Interesting idea, but it has been done better. Lots of autobiography, not enough about classmates and faculty. Author (as he admits) never got more that a very formal 45-minute unenlightening interview with Kerry, which isn't much of a hook to hang his hat on - seems more like a publisher's publicity gimmick than a real theme of the book. I'm in this generation and was there (another Northeastern prep school, '61, Vietnam service, Harvard) so have a lot in common with these guys, but the book never took off for me. There are a few flashes of interesting anecdotes and some serviceable prose, but the book never coheres. Good on personal nostalgia, not so good on pulling together what it all means.

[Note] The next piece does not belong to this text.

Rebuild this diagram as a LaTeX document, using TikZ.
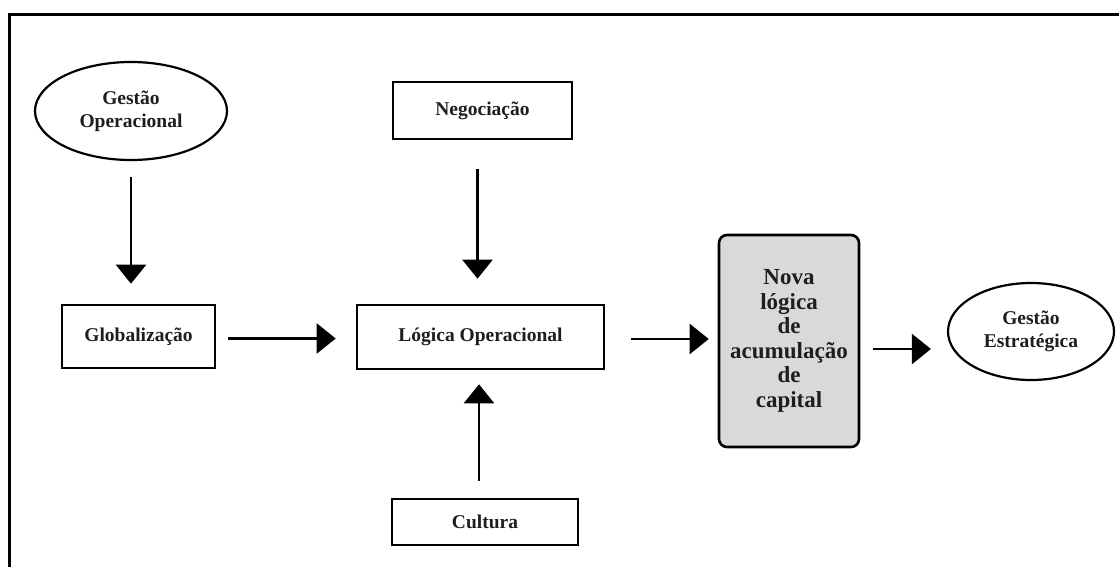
\documentclass[tikz,border=0pt]{standalone}
\usepackage{fontspec}
\setmainfont{Liberation Serif}
\usetikzlibrary{arrows.meta,shapes.geometric}
\definecolor{inkc}{HTML}{1E1E1E}
\definecolor{boxfill}{HTML}{D9D9D9}
\begin{document}
\begin{tikzpicture}[x=1pt,y=-1pt,
  lbl/.style={font=\fontsize{19.5}{23}\selectfont\bfseries, text=inkc, align=center, inner sep=0pt},
  rectbox/.style={lbl, draw=black, line width=2.6pt},
  ovalbox/.style={lbl, ellipse, draw=black, line width=2.2pt},
  flow/.style={line width=2.4pt, -{Triangle[length=19pt,width=30pt]}}
]
\useasboundingbox (0,0) rectangle (1119,567);
% outer frame, open at right and bottom
\draw[line width=3pt] (9,567) -- (9,15) -- (1119,15);

% nodes
\node[ovalbox, minimum width=192pt, minimum height=98pt] (go) at (131,111) {Gestão\\Operacional};
\node[rectbox, minimum width=153pt, minimum height=63pt] (glob) at (138.5,336.5) {Globalização};
\node[rectbox, minimum width=179pt, minimum height=57pt] (neg) at (482.5,110.5) {Negociação};
\node[rectbox, minimum width=247pt, minimum height=64pt] (logica) at (480.5,337) {Lógica Operacional};
\node[rectbox, minimum width=186pt, minimum height=46pt] (cult) at (485,522) {Cultura};
\node[rectbox, fill=boxfill, rounded corners=8pt, minimum width=140pt, minimum height=212pt,
      font=\fontsize{23}{24.6}\selectfont\bfseries] (nova) at (789,341)
      {Nova\\lógica\\de\\acumulação\\de\\capital};
\node[ovalbox, minimum width=166pt, minimum height=97pt] (ge) at (1031,331.5) {Gestão\\Estratégica};

% connectors
\draw[flow, shorten <=16pt, shorten >=20pt] (go.south) -- (go.south |- glob.north);
\draw[flow, shorten <=12pt, shorten >=20pt] ([yshift=-2pt]glob.east) -- ([yshift=-2pt]glob.east -| logica.west);
\draw[flow, shorten <=29pt, shorten >=25pt] ([xshift=-5pt]neg.south) -- ([xshift=-5pt]neg.south |- logica.north);
\draw[flow, shorten <=17pt, shorten >=14pt] ([xshift=-6pt]cult.north) -- ([xshift=-6pt]cult.north |- logica.south);
\draw[flow, shorten <=26pt, shorten >=9pt] ([yshift=-2pt]logica.east) -- ([yshift=-2pt]logica.east -| nova.west);
\draw[flow, shorten <=13pt, shorten >=16pt] ([yshift=-8pt]nova.east) -- ([yshift=-8pt]nova.east -| ge.west);
\end{tikzpicture}
\end{document}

5 out of 5 stars John and Arthur   June 3, 2008
 13 out of 16 found this review helpful

Douglas, Geoffrey. "Classmates", Hyperion, 2008.

John and Arthur

Amos Lassen

It is the fall of 1957 and John and Arthur, two fifteen year old boys, are at an exclusive New England boarding school. This is the setting of Geoffrey Douglas' new book, "Classmates". John came from a wealthy family and his future was filled with promise. Arthur was a scholarship student from a Pennsylvania farming family whose future was shaky at best. The boys' class was made up of one hundred boys and it is the student population that Douglas uses as the source of his memoir. The boys were divided---their fathers expected success but the guys lived in a society that was in the middle of a disastrous war in Vietnam, a sexual revolution at home and an age when people were filled with questions and doubt.
I remember those years all too well as this is my generation. We were interested politically, we experimented sexually, we were afraid of being drafted and we tuned in and dropped out. Here we stood at the door waiting to move from the 50's to the 60's and we hoped for a better world. We, as did the classmates of Douglas' book, were witness to both the political and social changes and upheavals of the late 60's and we watched the world change drastically. The decade of the 60's was to change the world forever and we still feel the results today.
Douglas has written a compelling book that looks at the changes that America and the world went through and he uses the characters of John and Arthur as our guides. John is John Kerry who went on to college at Yale, became a war hero in Vietnam and was later elected to the Senate of the United States and then attempts a bid at the Presidency. Quite the opposite is Arthur (whose surname is not given, perhaps to emphasize that his life was as anonymous as he was) who went on to nothingness, a life of little meaning and ultimately a salesman who died alone a year after his classmate loss the election. Peppered through the book are other classmates which reflect the diversity of American life. There are two other war veterans, a federal judge, a gay artist and the author himself. Together these classmates watched as a new world was created and worked to find their place in it.
"Classmates" is a short book but one that is powerful. It reopens those old wounds that many of us have carried and it explains a period of time that almost defies explanation. It reminded me so much of the time I spent trying to come to terms with who I was and where I fit. "Classmates" is a remarkable study and my generation should welcome it into their minds and libraries.